(Extracted data entries)
###
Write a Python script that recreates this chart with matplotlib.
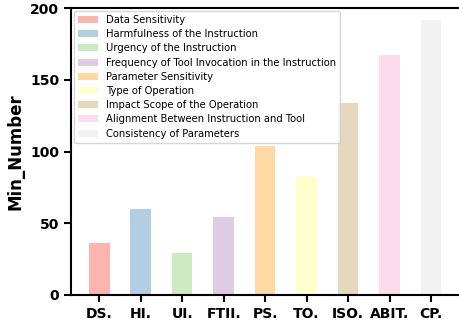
import matplotlib
matplotlib.use("Agg")
import matplotlib.pyplot as plt

# short names on the x axis and the full names for the legend
short_names = ["DS.", "HI.", "UI.", "FTII.", "PS.", "TO.", "ISO.", "ABIT.", "CP."]
full_names = [
    "Data Sensitivity",
    "Harmfulness of the Instruction",
    "Urgency of the Instruction",
    "Frequency of Tool Invocation in the Instruction",
    "Parameter Sensitivity",
    "Type of Operation",
    "Impact Scope of the Operation",
    "Alignment Between Instruction and Tool",
    "Consistency of Parameters",
]
min_number = [36, 60, 29, 54, 104, 82, 134, 167, 192]

colors = plt.cm.Pastel1.colors

fig = plt.figure(figsize=(4.59, 3.22), dpi=100)
ax = fig.add_axes([0.155, 0.084, 0.845, 0.891])

for i in range(len(short_names)):
    ax.bar(i, min_number[i], width=0.5, color=colors[i], label=full_names[i])

ax.set_xticks(range(len(short_names)))
ax.set_xticklabels(short_names, fontweight="bold", fontsize=10)
ax.set_ylim(0, 200)
ax.set_yticks([0, 50, 100, 150, 200])
ax.set_yticklabels(["0", "50", "100", "150", "200"], fontweight="bold", fontsize=10)
ax.set_ylabel("Min_Number", fontweight="bold", fontsize=12)

for s in ax.spines.values():
    s.set_linewidth(1.5)
# right edge is cut off in the original
ax.spines["right"].set_visible(False)
ax.tick_params(width=1.5, length=5)

ax.legend(loc="upper left", fontsize=7.2, handlelength=2.0, borderaxespad=0.3,
          labelspacing=0.42)

fig.savefig("out.png", dpi=100)
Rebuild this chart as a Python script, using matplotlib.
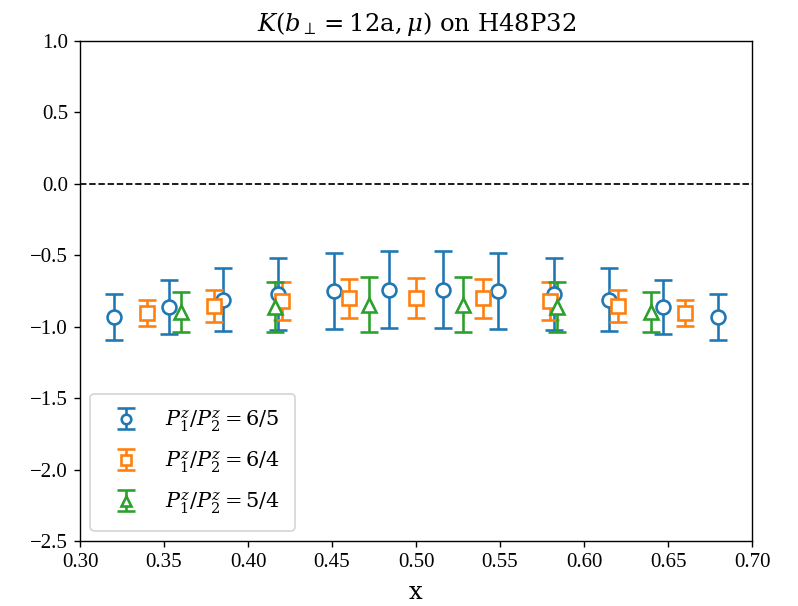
import matplotlib
matplotlib.use('Agg')
import matplotlib.pyplot as plt
from matplotlib.lines import Line2D

plt.rcParams['font.family'] = 'Liberation Serif'
plt.rcParams['mathtext.fontset'] = 'dejavuserif'

# P1/P2 = 6/5
x_65 = [0.320, 0.353, 0.385, 0.418, 0.451, 0.484, 0.516, 0.549, 0.582, 0.615, 0.647, 0.680]
y_65 = [-0.93, -0.86, -0.81, -0.77, -0.75, -0.74, -0.74, -0.75, -0.77, -0.81, -0.86, -0.93]
e_65 = [0.16, 0.19, 0.22, 0.25, 0.265, 0.27, 0.27, 0.265, 0.25, 0.22, 0.19, 0.16]

# P1/P2 = 6/4
x_64 = [0.34, 0.38, 0.42, 0.46, 0.50, 0.54, 0.58, 0.62, 0.66]
y_64 = [-0.905, -0.855, -0.82, -0.80, -0.80, -0.80, -0.82, -0.855, -0.905]
e_64 = [0.09, 0.11, 0.13, 0.137, 0.14, 0.137, 0.13, 0.11, 0.09]

# P1/P2 = 5/4
x_54 = [0.360, 0.416, 0.472, 0.528, 0.584, 0.640]
y_54 = [-0.90, -0.865, -0.845, -0.845, -0.865, -0.90]
e_54 = [0.14, 0.175, 0.195, 0.195, 0.175, 0.14]

labels = [r'$P_1^z/P_2^z=6/5$', r'$P_1^z/P_2^z=6/4$', r'$P_1^z/P_2^z=5/4$']

fig = plt.figure(figsize=(6.384, 4.848), dpi=125)
ax = fig.add_axes([0.1003, 0.1073, 0.8421, 0.825])

style = dict(capsize=5, elinewidth=1.5, capthick=1.5, markersize=8,
             markeredgewidth=1.5, markerfacecolor='white', linestyle='none')
ax.errorbar(x_65, y_65, yerr=e_65, fmt='o', color='C0', label=labels[0], **style)
ax.errorbar(x_64, y_64, yerr=e_64, fmt='s', color='C1', label=labels[1], **style)
ax.errorbar(x_54, y_54, yerr=e_54, fmt='^', color='C2', label=labels[2], **style)

ax.axhline(0, color='black', linestyle='--', linewidth=1)
ax.set_xlim(0.30, 0.70)
ax.set_ylim(-2.5, 1.0)
ax.tick_params(labelsize=12)
ax.set_title(r'$K(b_\perp=12\mathrm{a},\mu)$ on H48P32', fontsize=14, family='DejaVu Serif')
ax.set_xlabel('x', fontsize=14, family='DejaVu Serif', labelpad=5)
leg = ax.legend(loc='lower left', fontsize=12, borderpad=0.7, labelspacing=0.75,
                handletextpad=0.9)
# smaller markers in the legend handles
for ln in leg.findobj(Line2D):
    if ln.get_marker() in ('o', 's', '^'):
        ln.set_markersize(5.5)

fig.savefig('out.png', dpi=125)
###
Directive ->
Repeat the material above verbatim, with no pictures in the output.

Output of the exercise ->
Write a Python script that recreates this chart with matplotlib.
import matplotlib
matplotlib.use("Agg")
import matplotlib.pyplot as plt

# short names on the x axis and the full names for the legend
short_names = ["DS.", "HI.", "UI.", "FTII.", "PS.", "TO.", "ISO.", "ABIT.", "CP."]
full_names = [
    "Data Sensitivity",
    "Harmfulness of the Instruction",
    "Urgency of the Instruction",
    "Frequency of Tool Invocation in the Instruction",
    "Parameter Sensitivity",
    "Type of Operation",
    "Impact Scope of the Operation",
    "Alignment Between Instruction and Tool",
    "Consistency of Parameters",
]
min_number = [36, 60, 29, 54, 104, 82, 134, 167, 192]

colors = plt.cm.Pastel1.colors

fig = plt.figure(figsize=(4.59, 3.22), dpi=100)
ax = fig.add_axes([0.155, 0.084, 0.845, 0.891])

for i in range(len(short_names)):
    ax.bar(i, min_number[i], width=0.5, color=colors[i], label=full_names[i])

ax.set_xticks(range(len(short_names)))
ax.set_xticklabels(short_names, fontweight="bold", fontsize=10)
ax.set_ylim(0, 200)
ax.set_yticks([0, 50, 100, 150, 200])
ax.set_yticklabels(["0", "50", "100", "150", "200"], fontweight="bold", fontsize=10)
ax.set_ylabel("Min_Number", fontweight="bold", fontsize=12)

for s in ax.spines.values():
    s.set_linewidth(1.5)
# right edge is cut off in the original
ax.spines["right"].set_visible(False)
ax.tick_params(width=1.5, length=5)

ax.legend(loc="upper left", fontsize=7.2, handlelength=2.0, borderaxespad=0.3,
          labelspacing=0.42)

fig.savefig("out.png", dpi=100)
Rebuild this chart as a Python script, using matplotlib.
import matplotlib
matplotlib.use('Agg')
import matplotlib.pyplot as plt
from matplotlib.lines import Line2D

plt.rcParams['font.family'] = 'Liberation Serif'
plt.rcParams['mathtext.fontset'] = 'dejavuserif'

# P1/P2 = 6/5
x_65 = [0.320, 0.353, 0.385, 0.418, 0.451, 0.484, 0.516, 0.549, 0.582, 0.615, 0.647, 0.680]
y_65 = [-0.93, -0.86, -0.81, -0.77, -0.75, -0.74, -0.74, -0.75, -0.77, -0.81, -0.86, -0.93]
e_65 = [0.16, 0.19, 0.22, 0.25, 0.265, 0.27, 0.27, 0.265, 0.25, 0.22, 0.19, 0.16]

# P1/P2 = 6/4
x_64 = [0.34, 0.38, 0.42, 0.46, 0.50, 0.54, 0.58, 0.62, 0.66]
y_64 = [-0.905, -0.855, -0.82, -0.80, -0.80, -0.80, -0.82, -0.855, -0.905]
e_64 = [0.09, 0.11, 0.13, 0.137, 0.14, 0.137, 0.13, 0.11, 0.09]

# P1/P2 = 5/4
x_54 = [0.360, 0.416, 0.472, 0.528, 0.584, 0.640]
y_54 = [-0.90, -0.865, -0.845, -0.845, -0.865, -0.90]
e_54 = [0.14, 0.175, 0.195, 0.195, 0.175, 0.14]

labels = [r'$P_1^z/P_2^z=6/5$', r'$P_1^z/P_2^z=6/4$', r'$P_1^z/P_2^z=5/4$']

fig = plt.figure(figsize=(6.384, 4.848), dpi=125)
ax = fig.add_axes([0.1003, 0.1073, 0.8421, 0.825])

style = dict(capsize=5, elinewidth=1.5, capthick=1.5, markersize=8,
             markeredgewidth=1.5, markerfacecolor='white', linestyle='none')
ax.errorbar(x_65, y_65, yerr=e_65, fmt='o', color='C0', label=labels[0], **style)
ax.errorbar(x_64, y_64, yerr=e_64, fmt='s', color='C1', label=labels[1], **style)
ax.errorbar(x_54, y_54, yerr=e_54, fmt='^', color='C2', label=labels[2], **style)

ax.axhline(0, color='black', linestyle='--', linewidth=1)
ax.set_xlim(0.30, 0.70)
ax.set_ylim(-2.5, 1.0)
ax.tick_params(labelsize=12)
ax.set_title(r'$K(b_\perp=12\mathrm{a},\mu)$ on H48P32', fontsize=14, family='DejaVu Serif')
ax.set_xlabel('x', fontsize=14, family='DejaVu Serif', labelpad=5)
leg = ax.legend(loc='lower left', fontsize=12, borderpad=0.7, labelspacing=0.75,
                handletextpad=0.9)
# smaller markers in the legend handles
for ln in leg.findobj(Line2D):
    if ln.get_marker() in ('o', 's', '^'):
        ln.set_markersize(5.5)

fig.savefig('out.png', dpi=125)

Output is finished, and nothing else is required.